Requirement:
Where the word "chart" occurs in a line, return that line.

--- start Data shown ---

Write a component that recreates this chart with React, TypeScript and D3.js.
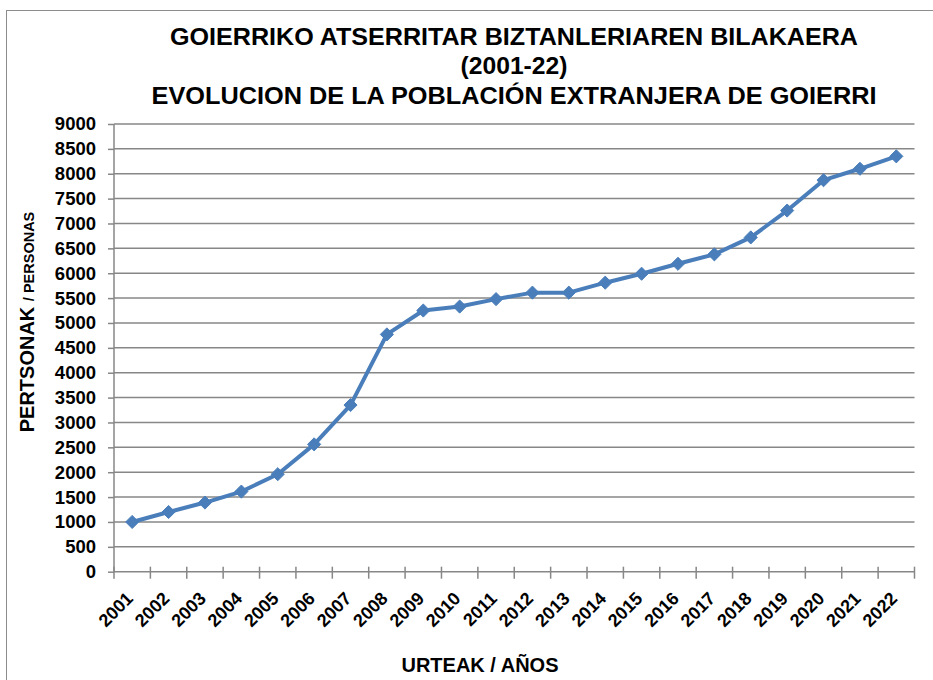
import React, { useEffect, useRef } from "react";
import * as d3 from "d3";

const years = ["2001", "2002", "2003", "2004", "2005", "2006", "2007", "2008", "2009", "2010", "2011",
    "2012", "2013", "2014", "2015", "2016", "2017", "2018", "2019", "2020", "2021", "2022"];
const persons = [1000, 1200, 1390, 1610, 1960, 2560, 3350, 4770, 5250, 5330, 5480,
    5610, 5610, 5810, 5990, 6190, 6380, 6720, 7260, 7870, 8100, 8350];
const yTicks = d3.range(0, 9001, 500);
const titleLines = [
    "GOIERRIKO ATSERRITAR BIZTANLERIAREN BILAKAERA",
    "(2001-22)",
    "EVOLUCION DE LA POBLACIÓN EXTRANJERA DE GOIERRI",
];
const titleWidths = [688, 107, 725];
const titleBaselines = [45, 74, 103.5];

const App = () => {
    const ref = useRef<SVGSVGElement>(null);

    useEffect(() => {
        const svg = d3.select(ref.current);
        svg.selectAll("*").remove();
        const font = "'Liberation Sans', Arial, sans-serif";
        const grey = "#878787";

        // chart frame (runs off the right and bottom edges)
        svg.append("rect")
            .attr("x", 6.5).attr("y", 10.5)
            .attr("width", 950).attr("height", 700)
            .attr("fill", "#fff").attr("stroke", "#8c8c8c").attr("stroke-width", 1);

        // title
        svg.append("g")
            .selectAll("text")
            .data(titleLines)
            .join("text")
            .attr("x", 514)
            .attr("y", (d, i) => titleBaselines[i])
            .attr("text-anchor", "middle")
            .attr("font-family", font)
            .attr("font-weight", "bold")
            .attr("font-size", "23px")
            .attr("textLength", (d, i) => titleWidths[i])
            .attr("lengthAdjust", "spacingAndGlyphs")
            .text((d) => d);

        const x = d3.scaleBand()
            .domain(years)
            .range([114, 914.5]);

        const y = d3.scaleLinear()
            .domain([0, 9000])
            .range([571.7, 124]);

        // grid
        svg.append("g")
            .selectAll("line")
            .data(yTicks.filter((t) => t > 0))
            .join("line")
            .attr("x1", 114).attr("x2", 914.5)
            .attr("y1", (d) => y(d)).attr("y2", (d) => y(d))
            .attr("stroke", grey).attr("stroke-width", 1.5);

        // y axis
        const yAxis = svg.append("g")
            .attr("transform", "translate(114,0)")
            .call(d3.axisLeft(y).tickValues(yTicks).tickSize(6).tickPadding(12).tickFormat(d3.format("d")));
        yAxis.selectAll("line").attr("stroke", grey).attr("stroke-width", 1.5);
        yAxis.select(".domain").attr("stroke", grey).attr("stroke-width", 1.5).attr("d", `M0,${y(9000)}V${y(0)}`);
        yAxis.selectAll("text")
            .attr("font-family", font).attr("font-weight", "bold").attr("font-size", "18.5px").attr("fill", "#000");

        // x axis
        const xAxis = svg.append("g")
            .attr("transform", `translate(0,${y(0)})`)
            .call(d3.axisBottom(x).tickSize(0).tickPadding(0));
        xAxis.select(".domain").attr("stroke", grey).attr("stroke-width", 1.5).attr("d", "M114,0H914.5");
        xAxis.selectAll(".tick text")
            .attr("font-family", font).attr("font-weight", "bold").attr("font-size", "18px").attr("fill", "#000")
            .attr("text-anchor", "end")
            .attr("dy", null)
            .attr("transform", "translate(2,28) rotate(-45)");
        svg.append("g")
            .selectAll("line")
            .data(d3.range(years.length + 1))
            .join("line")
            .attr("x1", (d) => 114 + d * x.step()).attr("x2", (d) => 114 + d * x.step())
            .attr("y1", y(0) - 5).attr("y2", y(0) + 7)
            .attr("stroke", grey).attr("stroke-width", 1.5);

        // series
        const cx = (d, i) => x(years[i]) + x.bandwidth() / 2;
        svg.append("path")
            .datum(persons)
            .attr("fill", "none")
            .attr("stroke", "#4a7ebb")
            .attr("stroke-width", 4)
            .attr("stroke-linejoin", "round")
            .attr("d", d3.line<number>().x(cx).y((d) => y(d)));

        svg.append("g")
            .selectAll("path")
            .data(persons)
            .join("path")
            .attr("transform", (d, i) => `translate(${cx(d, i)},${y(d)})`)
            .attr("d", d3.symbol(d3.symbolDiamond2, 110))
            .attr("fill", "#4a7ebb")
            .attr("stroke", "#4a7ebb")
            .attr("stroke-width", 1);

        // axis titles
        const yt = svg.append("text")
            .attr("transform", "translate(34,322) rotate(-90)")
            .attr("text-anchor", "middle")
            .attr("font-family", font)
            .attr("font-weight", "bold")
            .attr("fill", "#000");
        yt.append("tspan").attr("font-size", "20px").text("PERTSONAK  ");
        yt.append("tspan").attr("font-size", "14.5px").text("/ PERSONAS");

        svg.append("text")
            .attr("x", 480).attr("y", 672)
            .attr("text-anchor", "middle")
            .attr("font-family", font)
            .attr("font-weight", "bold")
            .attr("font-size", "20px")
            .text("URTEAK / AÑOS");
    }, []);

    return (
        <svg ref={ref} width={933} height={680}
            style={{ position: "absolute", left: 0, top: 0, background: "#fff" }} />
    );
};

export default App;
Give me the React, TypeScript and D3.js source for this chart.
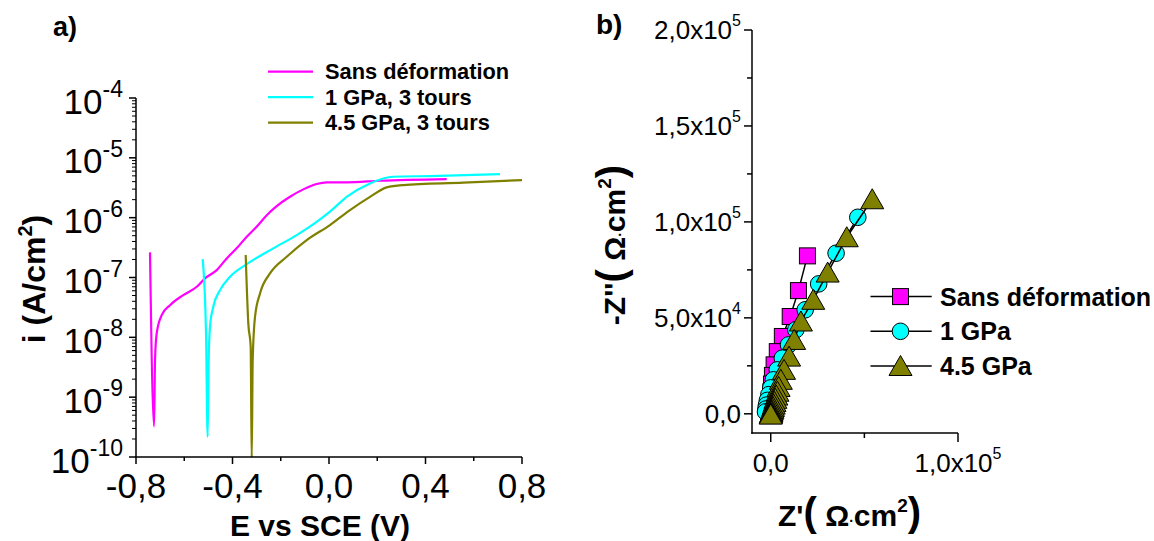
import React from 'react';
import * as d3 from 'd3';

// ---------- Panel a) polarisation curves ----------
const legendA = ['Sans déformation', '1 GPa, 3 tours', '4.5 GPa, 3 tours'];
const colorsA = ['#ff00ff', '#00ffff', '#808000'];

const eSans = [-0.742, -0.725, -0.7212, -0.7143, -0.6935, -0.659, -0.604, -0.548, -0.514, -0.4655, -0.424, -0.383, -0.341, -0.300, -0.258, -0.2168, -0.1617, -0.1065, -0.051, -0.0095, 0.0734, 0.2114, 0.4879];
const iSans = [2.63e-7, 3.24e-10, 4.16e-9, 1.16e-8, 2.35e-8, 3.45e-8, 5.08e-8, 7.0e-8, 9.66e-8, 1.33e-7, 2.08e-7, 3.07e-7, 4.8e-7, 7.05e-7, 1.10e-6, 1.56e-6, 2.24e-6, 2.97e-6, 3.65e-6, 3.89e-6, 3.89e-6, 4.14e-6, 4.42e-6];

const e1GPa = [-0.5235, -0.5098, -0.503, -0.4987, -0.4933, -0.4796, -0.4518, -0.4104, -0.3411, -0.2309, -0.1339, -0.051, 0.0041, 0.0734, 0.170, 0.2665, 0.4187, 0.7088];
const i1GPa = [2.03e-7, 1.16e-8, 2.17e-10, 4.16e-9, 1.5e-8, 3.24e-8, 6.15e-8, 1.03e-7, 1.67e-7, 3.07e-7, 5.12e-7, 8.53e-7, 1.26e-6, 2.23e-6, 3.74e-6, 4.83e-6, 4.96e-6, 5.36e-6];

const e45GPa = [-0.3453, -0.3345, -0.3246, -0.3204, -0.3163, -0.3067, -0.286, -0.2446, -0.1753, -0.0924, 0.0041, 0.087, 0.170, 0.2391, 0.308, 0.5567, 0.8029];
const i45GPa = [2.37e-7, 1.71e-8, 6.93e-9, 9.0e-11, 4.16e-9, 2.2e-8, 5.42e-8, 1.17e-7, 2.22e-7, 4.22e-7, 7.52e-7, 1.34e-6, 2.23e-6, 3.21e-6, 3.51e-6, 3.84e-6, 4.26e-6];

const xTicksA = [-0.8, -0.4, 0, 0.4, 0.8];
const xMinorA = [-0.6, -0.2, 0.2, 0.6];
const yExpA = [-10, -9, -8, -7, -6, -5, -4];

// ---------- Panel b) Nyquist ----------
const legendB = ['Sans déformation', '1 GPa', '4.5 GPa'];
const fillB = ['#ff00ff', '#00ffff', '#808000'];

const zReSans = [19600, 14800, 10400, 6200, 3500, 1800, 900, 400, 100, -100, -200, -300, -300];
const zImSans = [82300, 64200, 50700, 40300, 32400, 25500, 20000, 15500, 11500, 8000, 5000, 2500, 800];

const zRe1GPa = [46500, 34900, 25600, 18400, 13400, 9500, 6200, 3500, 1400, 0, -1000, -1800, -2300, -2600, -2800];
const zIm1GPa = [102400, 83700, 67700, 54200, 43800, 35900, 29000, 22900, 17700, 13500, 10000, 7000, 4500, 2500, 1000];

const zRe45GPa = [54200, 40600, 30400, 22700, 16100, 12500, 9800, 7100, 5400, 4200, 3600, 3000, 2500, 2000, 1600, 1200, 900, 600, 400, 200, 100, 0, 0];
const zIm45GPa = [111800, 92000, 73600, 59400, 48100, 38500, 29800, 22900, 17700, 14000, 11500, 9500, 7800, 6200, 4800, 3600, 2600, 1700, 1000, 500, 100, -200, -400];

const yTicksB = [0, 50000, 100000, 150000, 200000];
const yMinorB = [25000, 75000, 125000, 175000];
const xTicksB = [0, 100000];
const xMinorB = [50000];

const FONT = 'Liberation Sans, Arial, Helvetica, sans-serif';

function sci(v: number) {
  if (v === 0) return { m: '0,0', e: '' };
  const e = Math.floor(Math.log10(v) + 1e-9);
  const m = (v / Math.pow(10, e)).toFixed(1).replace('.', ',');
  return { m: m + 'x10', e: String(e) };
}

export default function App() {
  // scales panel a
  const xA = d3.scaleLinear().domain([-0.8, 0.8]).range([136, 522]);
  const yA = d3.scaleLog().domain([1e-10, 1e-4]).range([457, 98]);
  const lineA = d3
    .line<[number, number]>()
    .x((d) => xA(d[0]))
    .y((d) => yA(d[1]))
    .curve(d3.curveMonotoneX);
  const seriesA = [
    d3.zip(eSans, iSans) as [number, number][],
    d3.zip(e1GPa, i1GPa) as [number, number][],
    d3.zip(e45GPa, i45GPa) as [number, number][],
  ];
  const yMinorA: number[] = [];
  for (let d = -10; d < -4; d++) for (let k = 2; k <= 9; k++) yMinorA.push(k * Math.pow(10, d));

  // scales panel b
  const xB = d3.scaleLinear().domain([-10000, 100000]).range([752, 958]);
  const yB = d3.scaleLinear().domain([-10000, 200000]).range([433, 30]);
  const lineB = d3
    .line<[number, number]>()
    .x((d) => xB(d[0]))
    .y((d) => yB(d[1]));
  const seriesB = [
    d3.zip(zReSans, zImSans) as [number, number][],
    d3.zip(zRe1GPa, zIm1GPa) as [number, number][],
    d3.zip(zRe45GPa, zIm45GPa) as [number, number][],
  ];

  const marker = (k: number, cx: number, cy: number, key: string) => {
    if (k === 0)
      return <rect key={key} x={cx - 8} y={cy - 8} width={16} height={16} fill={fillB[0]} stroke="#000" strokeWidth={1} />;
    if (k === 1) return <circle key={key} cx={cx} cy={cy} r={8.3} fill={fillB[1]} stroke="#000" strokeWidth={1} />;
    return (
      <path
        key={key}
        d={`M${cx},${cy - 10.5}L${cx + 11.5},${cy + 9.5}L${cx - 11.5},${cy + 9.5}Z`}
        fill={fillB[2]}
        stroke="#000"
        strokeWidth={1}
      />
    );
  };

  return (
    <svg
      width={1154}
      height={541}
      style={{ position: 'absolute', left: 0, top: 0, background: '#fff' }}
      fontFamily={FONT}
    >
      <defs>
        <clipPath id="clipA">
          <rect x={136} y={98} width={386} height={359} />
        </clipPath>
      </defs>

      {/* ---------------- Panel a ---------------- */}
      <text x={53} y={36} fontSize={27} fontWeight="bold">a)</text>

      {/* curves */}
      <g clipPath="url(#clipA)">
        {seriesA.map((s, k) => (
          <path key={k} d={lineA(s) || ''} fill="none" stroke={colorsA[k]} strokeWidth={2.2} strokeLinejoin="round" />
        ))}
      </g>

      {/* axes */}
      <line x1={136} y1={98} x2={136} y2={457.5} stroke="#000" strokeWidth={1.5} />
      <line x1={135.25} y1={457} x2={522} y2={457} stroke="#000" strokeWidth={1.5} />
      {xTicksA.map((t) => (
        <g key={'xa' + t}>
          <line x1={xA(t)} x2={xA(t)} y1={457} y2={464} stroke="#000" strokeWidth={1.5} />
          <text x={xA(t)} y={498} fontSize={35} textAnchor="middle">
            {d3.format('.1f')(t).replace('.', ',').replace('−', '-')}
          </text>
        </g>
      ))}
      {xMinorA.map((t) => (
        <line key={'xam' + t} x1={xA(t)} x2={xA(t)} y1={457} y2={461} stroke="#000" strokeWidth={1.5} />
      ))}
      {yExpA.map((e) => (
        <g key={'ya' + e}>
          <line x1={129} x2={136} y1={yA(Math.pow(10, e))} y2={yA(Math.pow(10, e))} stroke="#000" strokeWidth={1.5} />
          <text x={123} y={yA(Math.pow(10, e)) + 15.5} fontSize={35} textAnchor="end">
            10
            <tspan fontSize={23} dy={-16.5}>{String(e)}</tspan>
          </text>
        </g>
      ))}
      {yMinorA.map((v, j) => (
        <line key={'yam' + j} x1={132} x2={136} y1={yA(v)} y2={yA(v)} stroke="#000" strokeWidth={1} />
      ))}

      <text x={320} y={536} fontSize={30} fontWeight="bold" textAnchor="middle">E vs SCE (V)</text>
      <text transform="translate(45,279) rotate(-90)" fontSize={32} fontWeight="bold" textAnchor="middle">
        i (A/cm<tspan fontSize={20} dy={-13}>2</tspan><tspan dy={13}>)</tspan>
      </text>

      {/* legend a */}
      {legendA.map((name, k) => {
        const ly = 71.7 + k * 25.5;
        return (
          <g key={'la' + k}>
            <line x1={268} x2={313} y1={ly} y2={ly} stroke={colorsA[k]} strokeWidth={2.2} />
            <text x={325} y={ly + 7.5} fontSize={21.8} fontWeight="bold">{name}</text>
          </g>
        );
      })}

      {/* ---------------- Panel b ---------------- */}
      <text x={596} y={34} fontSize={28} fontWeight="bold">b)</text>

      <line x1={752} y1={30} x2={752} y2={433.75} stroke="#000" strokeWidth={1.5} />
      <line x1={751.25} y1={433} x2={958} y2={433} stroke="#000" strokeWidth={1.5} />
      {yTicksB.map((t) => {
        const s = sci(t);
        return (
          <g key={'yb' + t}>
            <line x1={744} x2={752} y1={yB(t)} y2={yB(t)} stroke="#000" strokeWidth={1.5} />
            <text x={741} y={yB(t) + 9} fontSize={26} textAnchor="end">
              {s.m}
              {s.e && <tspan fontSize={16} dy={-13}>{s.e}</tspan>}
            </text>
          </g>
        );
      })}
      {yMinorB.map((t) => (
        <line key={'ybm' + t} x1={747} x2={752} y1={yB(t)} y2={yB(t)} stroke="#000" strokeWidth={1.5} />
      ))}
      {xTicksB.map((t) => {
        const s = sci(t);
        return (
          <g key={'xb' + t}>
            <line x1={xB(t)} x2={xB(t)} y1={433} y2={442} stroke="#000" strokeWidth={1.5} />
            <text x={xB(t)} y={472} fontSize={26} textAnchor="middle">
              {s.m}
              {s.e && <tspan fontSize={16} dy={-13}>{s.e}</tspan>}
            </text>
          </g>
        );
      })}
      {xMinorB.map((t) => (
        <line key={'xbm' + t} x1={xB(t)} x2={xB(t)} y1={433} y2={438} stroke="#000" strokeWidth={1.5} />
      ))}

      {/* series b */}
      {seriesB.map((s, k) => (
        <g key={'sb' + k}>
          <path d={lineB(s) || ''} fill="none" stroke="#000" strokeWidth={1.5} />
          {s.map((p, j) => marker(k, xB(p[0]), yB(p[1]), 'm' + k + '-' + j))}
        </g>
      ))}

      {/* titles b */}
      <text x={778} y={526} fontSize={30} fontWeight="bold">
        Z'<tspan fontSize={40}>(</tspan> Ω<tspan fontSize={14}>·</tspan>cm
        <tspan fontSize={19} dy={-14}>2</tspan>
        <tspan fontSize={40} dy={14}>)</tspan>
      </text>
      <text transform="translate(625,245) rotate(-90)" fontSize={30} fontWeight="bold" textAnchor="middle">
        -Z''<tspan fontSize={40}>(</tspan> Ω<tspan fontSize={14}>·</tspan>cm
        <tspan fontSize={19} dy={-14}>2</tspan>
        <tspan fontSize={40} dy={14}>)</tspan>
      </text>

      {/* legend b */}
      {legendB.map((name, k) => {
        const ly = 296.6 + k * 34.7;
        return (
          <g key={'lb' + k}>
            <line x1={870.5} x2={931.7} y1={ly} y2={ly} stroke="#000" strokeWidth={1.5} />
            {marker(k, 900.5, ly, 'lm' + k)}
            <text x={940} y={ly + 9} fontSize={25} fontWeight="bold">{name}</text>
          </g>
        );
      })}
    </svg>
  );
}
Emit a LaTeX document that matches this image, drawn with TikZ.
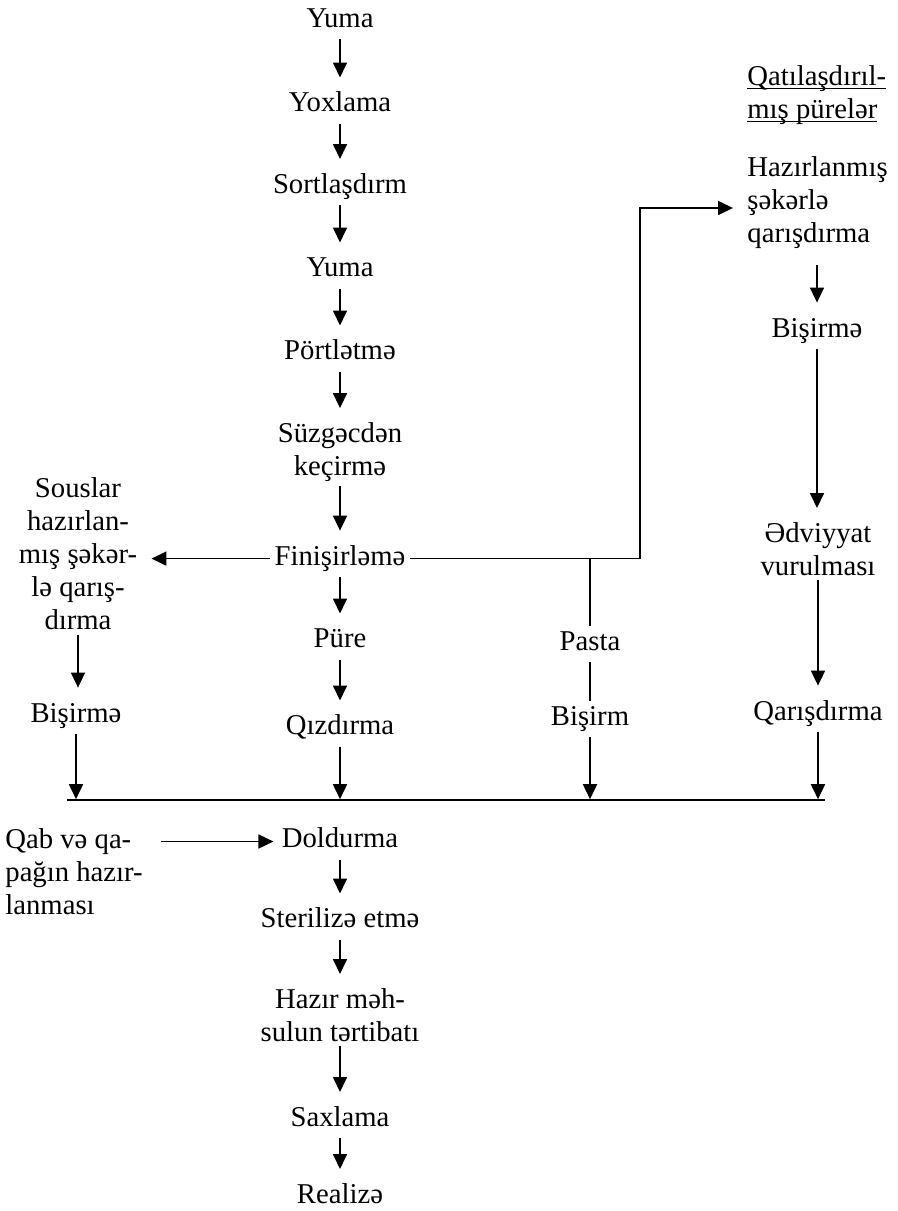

--- end Data shown ---

The answer:
Write a component that recreates this chart with React, TypeScript and D3.js.
        // chart frame (runs off the right and bottom edges)
Give me the React, TypeScript and D3.js source for this chart.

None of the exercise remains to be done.